What I've learned to do more recently, as in the past 9 months or so, is to let go of traditional constraints of time. When I'm feeling alert and awake at 2 AM, I'll pick up and read that book that's been collecting dust on my nightstand. This wouldn't have been possible for me when the babies were younger - I was just too tired and needed every ounce of sleep I can get. But as they've grown, I've become accustomed to operating on fewer hours of sleep, so I take moments of inspiration and motivation whenever I can get it. Even if it comes at 2 AM. It may not sound ideal, but this way, I get the quiet time to myself, and I don't miss out on little moments with my kids during the day. The key is to not push myself - I listen to my body, and go back to bed when my body tells me it's time to sleep.
Letting go of perfection
This might sound silly, but I used to have a real fixation with never sharing any photos on social media that weren't my professional photos - photos taken with intentionality and edited with care.

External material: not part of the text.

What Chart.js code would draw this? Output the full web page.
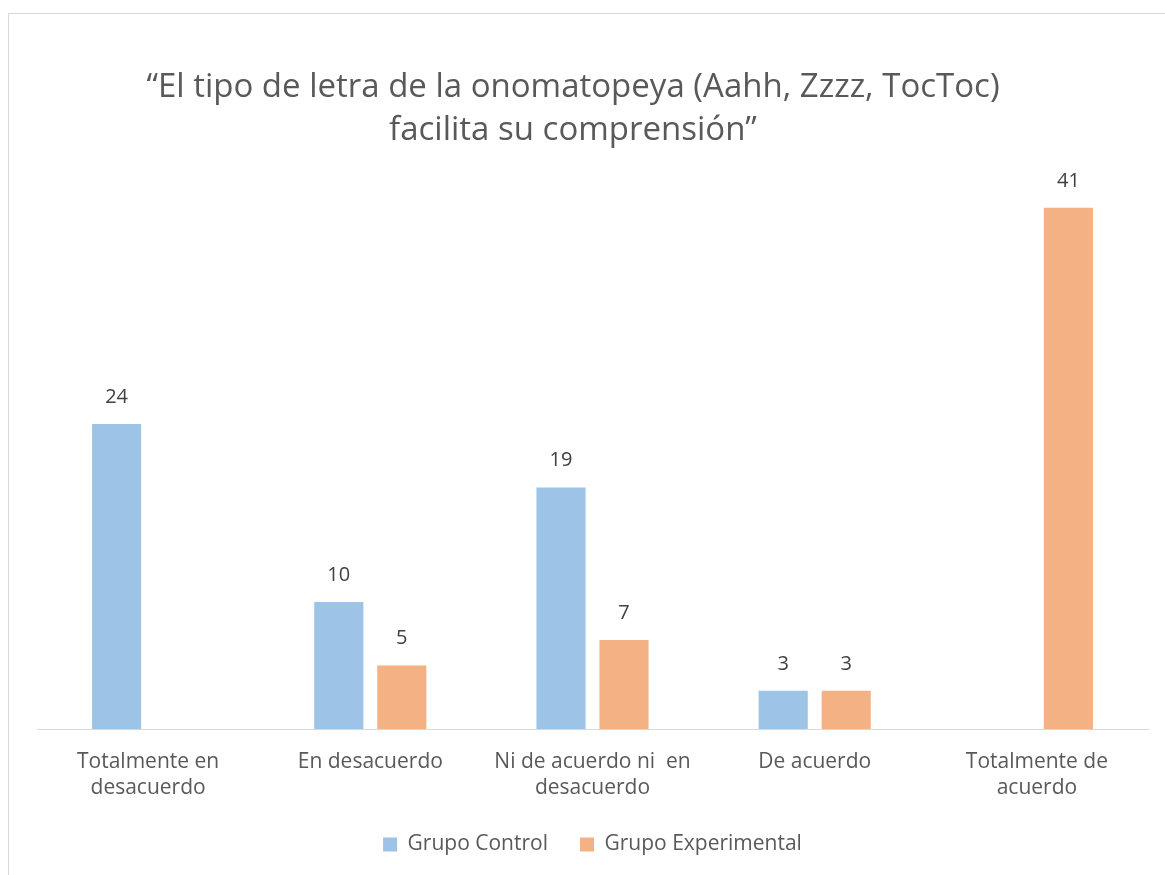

I got - and still get - enjoyment out of sharing my work that way.
However, once I had kids, I really did not have time for all of that anymore. These days, when I'm not doing a photo shoot, my camera sits in its drawer, untouched. My iPhone is my main camera these days, and I'm learning to be OK with that. I'm not a perfectionist, but some perfectionist tendencies show up when it comes to things I take pride in, like photography. At first, I felt that I was letting my standards down, worrying that people would no longer take me seriously as a photographer, or would think I quit photography altogether. I've learned that that's something I've put into my own head, and if I want to share my work - including, and especially lately, my writing - I'd have to settle for less than my best.

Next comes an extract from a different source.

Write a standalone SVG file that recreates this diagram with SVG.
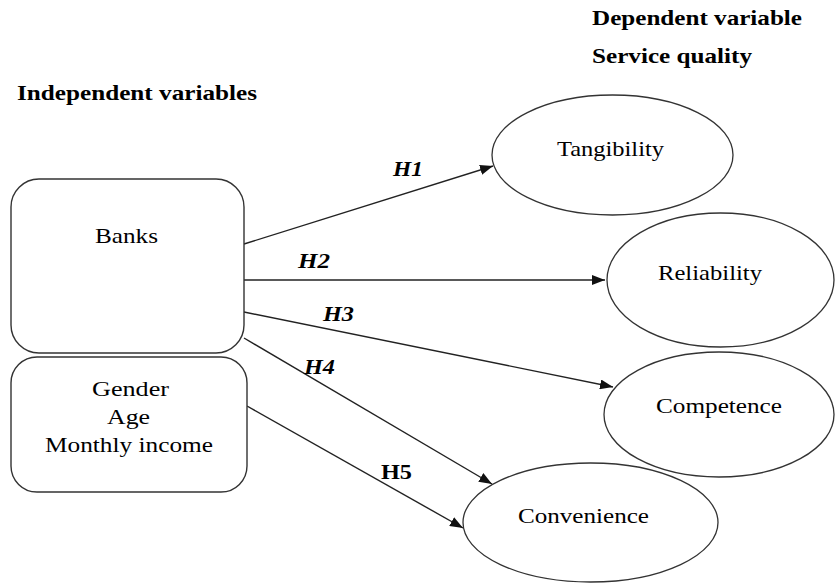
<svg xmlns="http://www.w3.org/2000/svg" width="835" height="583" viewBox="0 0 835 583" font-family="'Liberation Serif', 'DejaVu Serif', serif">
<defs>
<style>
text{font-family:'Liberation Serif','DejaVu Serif',serif}
.box{fill:#fff;stroke:#333;stroke-width:1.4}
.ell{fill:#fff;stroke:#333;stroke-width:1.3}
.lbl{font-size:22px;fill:#000}
.head{font-size:21px;font-weight:bold;fill:#000}
.h{font-size:20px;font-weight:bold;font-style:italic;fill:#000}
.hb{font-size:20px;font-weight:bold;fill:#000}
.conn line{stroke:#222;stroke-width:1.4;fill:none}
</style>
<marker id="arr" markerUnits="userSpaceOnUse" markerWidth="13" markerHeight="10" refX="13" refY="5" orient="auto">
<path d="M0,0 L13,5 L0,10 z" fill="#111"/>
</marker>
</defs>
<rect width="835" height="583" fill="#fff"/>

<g id="headings">
<text class="head" x="592" y="25" textLength="210" lengthAdjust="spacingAndGlyphs">Dependent variable</text>
<text class="head" x="592" y="63" textLength="160" lengthAdjust="spacingAndGlyphs">Service quality</text>
<text class="head" x="17" y="100" textLength="240" lengthAdjust="spacingAndGlyphs">Independent variables</text>
</g>

<g class="conn" id="connectors">
<line x1="244" y1="244" x2="493" y2="166" marker-end="url(#arr)"/>
<line x1="244" y1="280" x2="605" y2="280" marker-end="url(#arr)"/>
<line x1="244" y1="312" x2="613" y2="387" marker-end="url(#arr)"/>
<line x1="244" y1="338" x2="492" y2="484" marker-end="url(#arr)"/>
<line x1="247" y1="406" x2="463" y2="528" marker-end="url(#arr)"/>
<text class="h" x="393" y="176" textLength="30" lengthAdjust="spacingAndGlyphs">H1</text>
<text class="h" x="298" y="268" textLength="32" lengthAdjust="spacingAndGlyphs">H2</text>
<text class="h" x="323" y="321" textLength="31" lengthAdjust="spacingAndGlyphs">H3</text>
<text class="h" x="304" y="374" textLength="31" lengthAdjust="spacingAndGlyphs">H4</text>
<text class="hb" x="381" y="479" textLength="31" lengthAdjust="spacingAndGlyphs">H5</text>
</g>

<g id="banks">
<rect class="box" x="11" y="179" width="233" height="174" rx="28" ry="28"/>
<text class="lbl" x="95" y="243" textLength="63" lengthAdjust="spacingAndGlyphs">Banks</text>
</g>

<g id="demographics">
<rect class="box" x="11" y="357" width="236" height="135" rx="26" ry="26"/>
<text class="lbl" x="92" y="396" textLength="77" lengthAdjust="spacingAndGlyphs">Gender</text>
<text class="lbl" x="107" y="424" textLength="43" lengthAdjust="spacingAndGlyphs">Age</text>
<text class="lbl" x="45" y="452" textLength="168" lengthAdjust="spacingAndGlyphs">Monthly income</text>
</g>

<g id="tangibility">
<ellipse class="ell" cx="612.5" cy="155" rx="120.5" ry="60"/>
<text class="lbl" x="557" y="156" textLength="107" lengthAdjust="spacingAndGlyphs">Tangibility</text>
</g>

<g id="reliability">
<ellipse class="ell" cx="720.5" cy="280" rx="113.5" ry="67"/>
<text class="lbl" x="658" y="280" textLength="104" lengthAdjust="spacingAndGlyphs">Reliability</text>
</g>

<g id="competence">
<ellipse class="ell" cx="719" cy="414.5" rx="115" ry="62.5"/>
<text class="lbl" x="656" y="413" textLength="126" lengthAdjust="spacingAndGlyphs">Competence</text>
</g>

<g id="convenience">
<ellipse class="ell" cx="590.5" cy="522.5" rx="127.5" ry="59.5"/>
<text class="lbl" x="518" y="523" textLength="131" lengthAdjust="spacingAndGlyphs">Convenience</text>
</g>
</svg>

I remind myself that photography and writing are about connecting with other people and inspiring people to feel something. I'm not applying for any writing or photography awards, and any competition is largely with myself and within my head. So letting go and just creating whenever and however I can is how I proceed.
Letting things fall by the wayside - like laundry or the dishes
Many times - in fact, most of the time - it's 'this' or 'that'. Either I do this or I do that. One or the other. Not both. Before having kids, I could get it all done, no problem. I could cook a nice dinner for Kory and me, go for a run, get all my work done, clean up the kitchen, do the laundry, read, and have time to spare. If you're a parent, most likely you're smirking at the idea of getting all those things accomplished in a single day.
Having kids around changes everything. You simply cannot do it all. Kory and I both enjoy a clean and tidy house, but if I have a choice between cleaning up or reading my book while the kids nap (if they nap), I'm likely going to choose to read. Sometimes that feels like the lazy choice or a shameful choice, but hunnies, this isn't 1950, and mama needs to put her feet up.
"This too shall pass"
"Not forever". That's been so key to me being able to enjoy this season I am in; Knowing that this too shall pass - the difficult times will pass, but so, too, will the good times, the cherished times. So while hobbies and personal interests are important and valuable, remember that you'll never get this time back with your young family. One day soon, too soon, that toddling child who gets into everything, and I mean everything, will be independent and turning away from your hugs and kisses rather than leaning in. Soak it all in, chaos, mess, unwashed hair, for it's already going too fast, isn't it?